As National Geographic Resolution crept along the east side of the Antarctic Peninsula, we had an unplanned but most welcome early morning wakeup call from fearless expedition leader, Sheri Bluestein. Humpback whales were spotted right ahead of us! Guests and staff alike threw on clothes and ventured to the outer decks, to the bow, and to the bridge to witness these beautiful creatures. As we all watched in awe, fin whales were spotted not far in the distance. We got to witness the second largest mammal on the planet! There were two swimming around, showing off their endless submarine-like bodies and sickle-shaped dorsal fins. With the clock ticking on our morning, we all rushed off to breakfast to fuel up for the day ahead.
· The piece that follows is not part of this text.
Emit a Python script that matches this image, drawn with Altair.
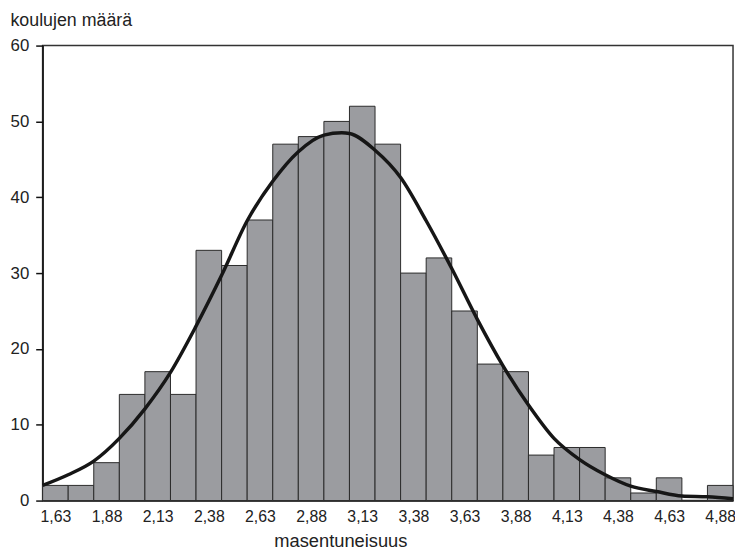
import altair as alt
import pandas as pd

# bin centres (value of masentuneisuus) and number of schools per bin
bin_centers = [1.63, 1.755, 1.88, 2.005, 2.13, 2.255, 2.38, 2.505, 2.63, 2.755,
               2.88, 3.005, 3.13, 3.255, 3.38, 3.505, 3.63, 3.755, 3.88, 4.005,
               4.13, 4.255, 4.38, 4.505, 4.63, 4.755, 4.88]
counts = [2, 2, 5, 14, 17, 14, 33, 31, 37, 47,
          48, 50, 52, 47, 30, 32, 25, 18, 17, 6,
          7, 7, 3, 1, 3, 0, 2]
bin_width = 0.125

# fitted curve
curve_x = [1.5675, 1.6925, 1.8175, 1.9425, 2.0675, 2.1925, 2.3175, 2.4425, 2.5675,
           2.6925, 2.8175, 2.9425, 3.03, 3.0675, 3.1925, 3.3175, 3.4425, 3.5675,
           3.6925, 3.8175, 3.9425, 4.0675, 4.1925, 4.3175, 4.4425, 4.5675, 4.6925,
           4.8175, 4.9425]
curve_y = [2.0, 3.4, 5.2, 8.2, 12.1, 16.9, 23.0, 29.7, 36.9,
           42.1, 46.0, 48.2, 48.5, 48.4, 46.2, 42.6, 36.9, 30.6,
           23.9, 17.8, 12.6, 8.2, 5.4, 3.4, 1.9, 1.2, 0.6,
           0.5, 0.25]

x_ticks = [1.63, 1.88, 2.13, 2.38, 2.63, 2.88, 3.13, 3.38, 3.63, 3.88, 4.13, 4.38, 4.63, 4.88]

bars = pd.DataFrame({"c": bin_centers, "n": counts})
bars["x0"] = bars["c"] - bin_width / 2
bars["x1"] = bars["c"] + bin_width / 2
curve = pd.DataFrame({"x": curve_x, "y": curve_y})

FONT = "Liberation Sans"

xscale = alt.Scale(domain=[1.5675, 4.9425], nice=False, zero=False)
yscale = alt.Scale(domain=[0, 60], nice=False)

xaxis = alt.Axis(
    values=x_ticks,
    labelExpr="replace(format(datum.value, '.2f'), '.', ',')",
    ticks=False,
    grid=False,
    labelFontSize=16,
    labelPadding=8,
    labelColor="#222",
    domainColor="#111",
    domainWidth=1.5,
    title="masentuneisuus",
    titleFontSize=18.5,
    titleFontWeight="normal",
    titleColor="#222",
    titleX=301,
    titleY=46,
    titleBaseline="alphabetic",
    titleAnchor="middle",
    titleAlign="center",
)

yaxis = alt.Axis(
    values=[0, 10, 20, 30, 40, 50, 60],
    grid=False,
    tickSize=7,
    tickColor="#111",
    tickWidth=1.5,
    labelFontSize=17,
    labelPadding=7,
    labelColor="#222",
    domainColor="#111",
    domainWidth=1.5,
    title="koulujen määrä",
    titleAngle=0,
    titleFontSize=18,
    titleFontWeight="normal",
    titleColor="#222",
    titleX=-33,
    titleY=-20,
    titleAlign="left",
    titleBaseline="alphabetic",
)

bar_layer = alt.Chart(bars).mark_rect(
    color="#9b9ca0", stroke="#2a2a2a", strokeWidth=1
).encode(
    x=alt.X("x0:Q", scale=xscale, axis=xaxis),
    x2="x1:Q",
    y=alt.Y("n:Q", scale=yscale, axis=yaxis),
    y2=alt.datum(0),
)

line_layer = alt.Chart(curve).mark_line(
    color="#161616", strokeWidth=3.5, interpolate="monotone"
).encode(
    x=alt.X("x:Q", scale=xscale),
    y=alt.Y("y:Q", scale=yscale),
)

chart = alt.layer(bar_layer, line_layer).properties(
    width=698,
    height=460,
    autosize=alt.AutoSizeParams(type="none"),
    padding={"left": 35, "top": 35, "right": 2, "bottom": 50},
).configure(
    font=FONT,
).configure_view(
    stroke="#333",
    strokeWidth=1.5,
)

chart.save("out.html", embed_options={"renderer": "svg", "actions": False})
Our morning adventure was not for the faint of heart. We had arrived at Devil Island! Did last night’s visit to the Danger Islands prepare us to meet Devil Island? We were about to find out. Over 90 guests ventured to shore to attempt to climb to the top of one of the devil horns. Over one mile in length with an elevation gain of 260 feet, this was heaven on earth for some. Clear blue skies and sunshine encouraged us up to the top with the reward of amazing views of Cape Well-met on Vega Island. Some of us chose to walk along the beach and make images with the encouragement of our National Geographic photographer, Dan Westergren. And a few others opted for a crisp Zodiac cruise around some impressive icebergs. It certainly was an amazing morning.

We spent the afternoon cruising the Antarctic Sound. Our blue skies and sunny weather took a turn but only enough to create a scenic, stormy Antarctic mood. Certified photo instructor Nathan Kelley gave a presentation on tips and tricks for better photography that will be utilized for the rest of the trip, no doubt! As if they knew what was on the schedule, killer whales showed up just off the bow of the ship and gave us a short viewing. The ship slowed down to allow good, long looks, but the whales weren’t too interested in an extended performance. They moved along just in time for whale expert Ella Potts to present “Where the Whales Go,” an interesting talk about the whales of the Southern Ocean and why they are here.

We ended our day with cocktails, great conversation, and an extended recap from the Expedition Team that covered some information about tabular icebergs, Adelie penguins, and the story of the Nordenskjold expedition. This trip is truly off to a great start. What a time to be alive!